▼

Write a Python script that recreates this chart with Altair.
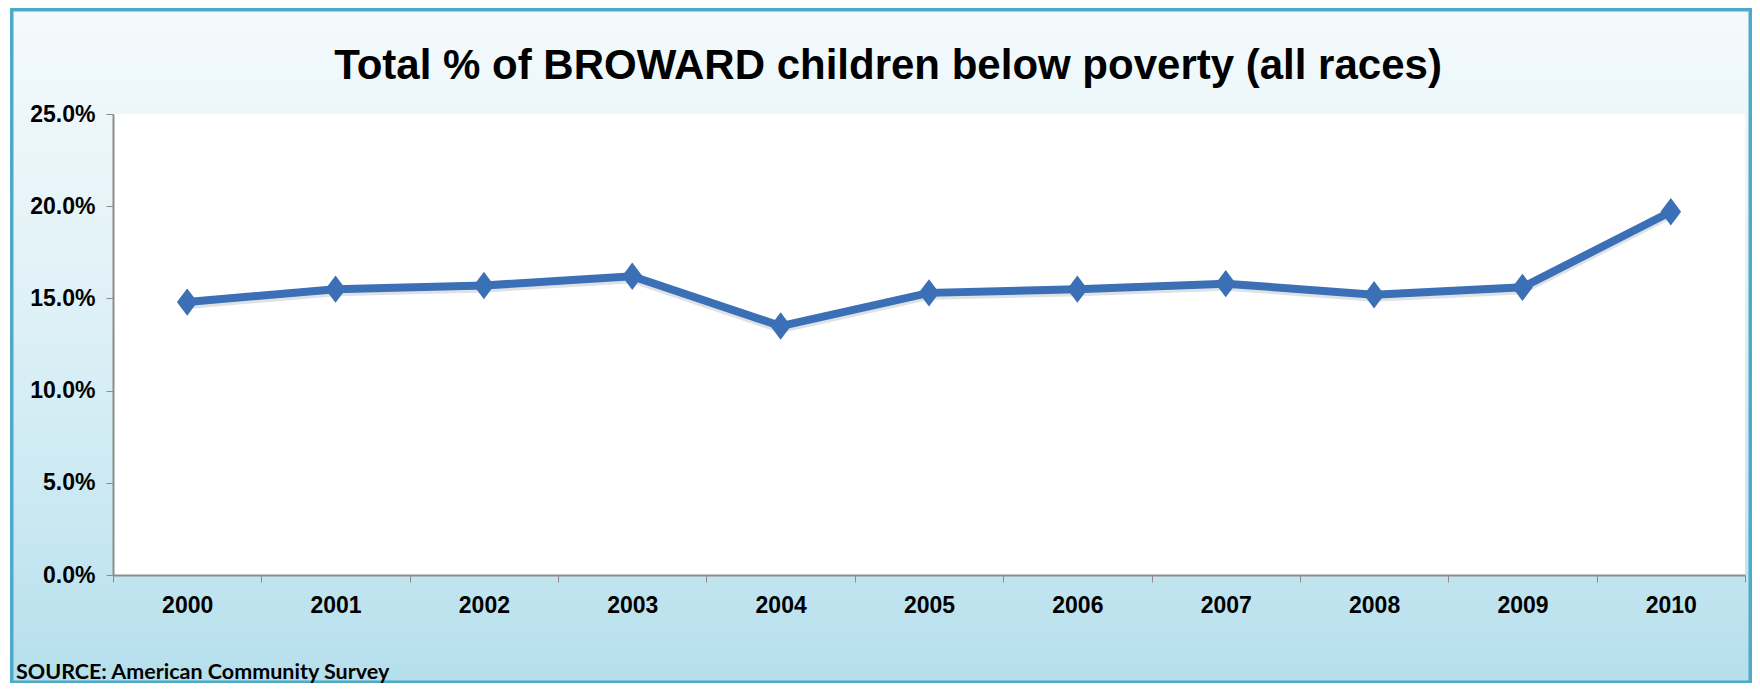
import altair as alt
import pandas as pd

years = ["2000", "2001", "2002", "2003", "2004", "2005", "2006", "2007", "2008", "2009", "2010"]
pct = [0.148, 0.155, 0.157, 0.162, 0.135, 0.153, 0.155, 0.158, 0.152, 0.156, 0.197]

title_text = "Total % of BROWARD children below poverty (all races)"
source_text = "SOURCE: American Community Survey"

df = pd.DataFrame({"year": years, "pct": pct})

W, H = 1632, 461
LINE = "#3B6FB6"

base = alt.Chart(df)

frame = base.mark_rect(
    stroke="#4FA9C8", strokeWidth=3,
    color=alt.LinearGradient(
        gradient="linear", x1=0, x2=0, y1=0, y2=1,
        stops=[alt.GradientStop(color="#F4FAFC", offset=0),
               alt.GradientStop(color="#E4F3F8", offset=0.35),
               alt.GradientStop(color="#CDEAF3", offset=0.7),
               alt.GradientStop(color="#B5DFEC", offset=1)]),
).encode(x=alt.value(-101), x2=alt.value(1637), y=alt.value(-104), y2=alt.value(568))

plotbg = base.mark_rect(color="white").encode(
    x=alt.value(0), x2=alt.value(W), y=alt.value(0), y2=alt.value(H))

xenc = alt.X("year:N", title=None, sort=years,
             scale=alt.Scale(type="band", paddingInner=0, paddingOuter=0),
             axis=alt.Axis(tickBand="extent", labelAngle=0, labelFont="Liberation Sans",
                           labelFontWeight="bold", labelFontSize=23, labelColor="#000",
                           labelPadding=12, tickSize=7, tickColor="#8C8C8C",
                           domainColor="#8C8C8C", domainWidth=2, zindex=2))
yenc = alt.Y("pct:Q", title=None,
             scale=alt.Scale(domain=[0, 0.25], nice=False),
             axis=alt.Axis(values=[0, 0.05, 0.10, 0.15, 0.20, 0.25], format=".1%",
                           labelFont="Liberation Sans", labelFontWeight="bold",
                           labelFontSize=23, labelColor="#000", labelPadding=11,
                           tickSize=7, tickColor="#8C8C8C", domainColor="#8C8C8C",
                           domainWidth=2, grid=False, zindex=2))

shadow = base.mark_line(color="#7A8A99", strokeWidth=8, opacity=0.25, yOffset=3).encode(x=xenc, y=yenc)
line = base.mark_line(color=LINE, strokeWidth=8).encode(x=xenc, y=yenc)
pts = base.mark_point(shape="M-0.75,0L0,-1L0.75,0L0,1Z", filled=True, color=LINE,
                      size=750, opacity=1).encode(x=xenc, y=yenc)

title = base.mark_text(
    text=title_text, font="Liberation Sans", fontWeight="bold", fontSize=42,
    align="center", baseline="alphabetic", color="#000").encode(
    x=alt.value(775), y=alt.value(-35))

source = base.mark_text(
    text=source_text, font="Lato", fontWeight="bold", fontSize=21.5,
    align="left", baseline="alphabetic", color="#000").encode(
    x=alt.value(-97), y=alt.value(565))

chart = alt.layer(frame, plotbg, shadow, line, pts,
                  title.transform_filter("datum.year == '2000'"),
                  source.transform_filter("datum.year == '2000'")).properties(
    width=W, height=H,
    autosize=alt.AutoSizeParams(type="none"),
    padding={"left": 105, "top": 106, "right": 7, "bottom": 108},
    background="white",
).configure_view(stroke=None)

chart.save("out.html", embed_options={"renderer": "svg", "actions": False})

▲

◆ WRITTEN EXERCISE: Exactly restate the lines from the beginning of the data through the line with "x2=alt.value(W), y=alt.value(0), y2=alt.value(H))", and no others, keeping pictures out.

◆ ANSWER TO THE EXERCISE:
Write a Python script that recreates this chart with Altair.
import altair as alt
import pandas as pd

years = ["2000", "2001", "2002", "2003", "2004", "2005", "2006", "2007", "2008", "2009", "2010"]
pct = [0.148, 0.155, 0.157, 0.162, 0.135, 0.153, 0.155, 0.158, 0.152, 0.156, 0.197]

title_text = "Total % of BROWARD children below poverty (all races)"
source_text = "SOURCE: American Community Survey"

df = pd.DataFrame({"year": years, "pct": pct})

W, H = 1632, 461
LINE = "#3B6FB6"

base = alt.Chart(df)

frame = base.mark_rect(
    stroke="#4FA9C8", strokeWidth=3,
    color=alt.LinearGradient(
        gradient="linear", x1=0, x2=0, y1=0, y2=1,
        stops=[alt.GradientStop(color="#F4FAFC", offset=0),
               alt.GradientStop(color="#E4F3F8", offset=0.35),
               alt.GradientStop(color="#CDEAF3", offset=0.7),
               alt.GradientStop(color="#B5DFEC", offset=1)]),
).encode(x=alt.value(-101), x2=alt.value(1637), y=alt.value(-104), y2=alt.value(568))

plotbg = base.mark_rect(color="white").encode(
    x=alt.value(0), x2=alt.value(W), y=alt.value(0), y2=alt.value(H))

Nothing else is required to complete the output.